PROCEDURE FOR PAYMENT OF CAPITAL GAINS TAX
The KRA Capital
Gains Tax Guidelines outline the procedure as follows; -
1.
The transferor or stock broker, as the case may be, completes a
declaration form (CGT form) prescribed by KRA. The forms comprise of a
self-assessment to determine the gain upon which Capital Gains Tax will
computed.
2.
The computations are verified by the Commissioner of KRA.
3.
The declaration form is accompanied by:
- A Copy of
Sale/Transfer Agreement of the property;
- Proof of
the incidental costs related to the acquisition and transfer of the
property;
- A copy of
the title deed or ownership document for the property; and
- A report
from a registered valuer for property transactions between related
parties.
COURT CASE
In January 2015, the Kenya Association
of Stock Brokers (Kasib) filed a suit against KRA
seeking to suspend the laws providing for Capital Gains Tax citing challenges
in implementation. Firstly, Kasib claims that there is uncertainty as to the
rate payable as capital gains tax upon the transfer of investment shares.
Part II of the Eighth Schedule of the
Income Tax Act states that the rate of 7.5% is to be charged. On the other
hand, the Finance Act 2014 states that the rate of 5% is
to be charged.
The Finance Act does not amend or
repeal the rate stated in the Income Tax Act hence causing uncertainty as to
the applicable rate. Secondly, Kasib is dissatisfied with the clause under the
Income Tax Act that places the obligation to pay Capital Gains Tax accruing on
the transfer of investment shares upon stock brokers.
In its petition, Kasib states that only
19 firms are licensed to act on behalf of investors in
the securities exchange. Expecting these firms to calculate taxes due for over
3000 transactions daily is overly burdensome.
Accordingly, Kasib proposes that
Capital Gains Tax should be paid by investors directly as part of income tax.
Thirdly, Kasib alleges that KRA is exceeding the requirements set out in the
Income Tax Act in further placing the responsibility to calculate the amount of
Capital Gains Tax payable upon the stock brokers.
Fourthly, Kasib argues that the Income
Tax Act is archaic in inferring that stock brokers were involved in the transfer of
shares. It states that this responsibility has since been passed on to the
Central Depository and Settlement Corporation.

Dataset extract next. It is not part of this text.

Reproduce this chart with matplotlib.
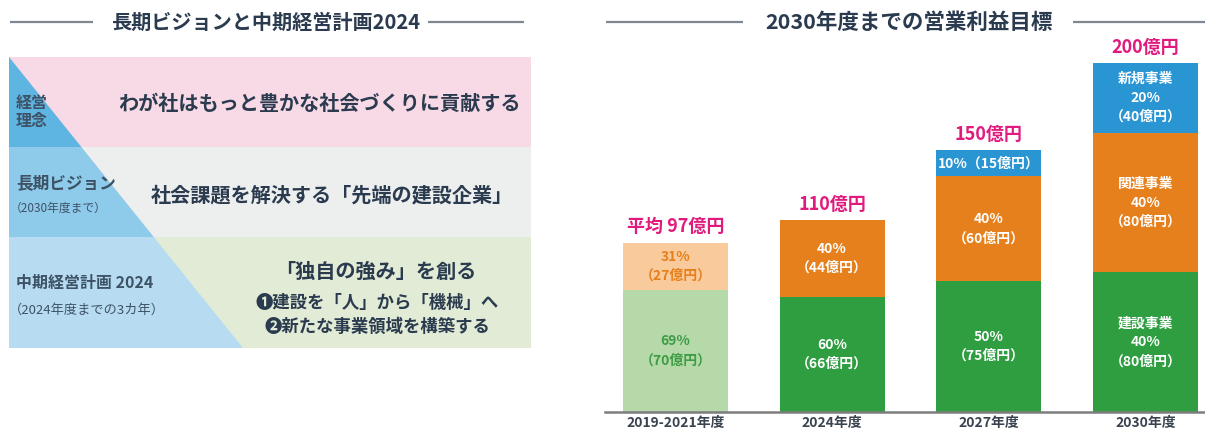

Lastly, the Kasib argues that stock
brokers should not be responsible for facilitating the payment of
Capital Gains Tax by foreign investors who do not have KRA PIN numbers thus
causing practical difficulties.
In response, KRA argues that Capital
Gains Tax should be implemented to remedy the loophole that allowed people to
use securities exchange to evade taxes. KRA also argues that the concerns
expressed over calculation of Capital Gains Tax by stock brokers on
behalf of their clients were merely administrative and can be resolved as the
new laws continue to be in effect.
KRA and Kasib were involved in
out-of-court negotiations for settlement. Unfortunately, the talks collapsed.
Accordingly, Kasib’s petition is being heard in court before Mumbi J.
There are prevailing uncertainties
concerning the practical modalities for the collection of capital gains tax in
Kenya. Legitimate concerns as to their implementation have been raised as
briefly noted in this article.
KRA is making efforts to resolve these
problems. In the coming months, KRA’s efforts will continue to be subject to
public scrutiny. Concerns have also been raised on the potential impact of
capital gains tax on Kenya’s economy with factions expressing concern that the
tax will substantially inflate property prices.
Market analysts predict distress in the
economy because of the re-introduction of the tax. Considering that Kenya
charges capital gains tax at possibly the lowest rate in Africa, the legitimacy
of these concerns can only be verified with certainty in the future.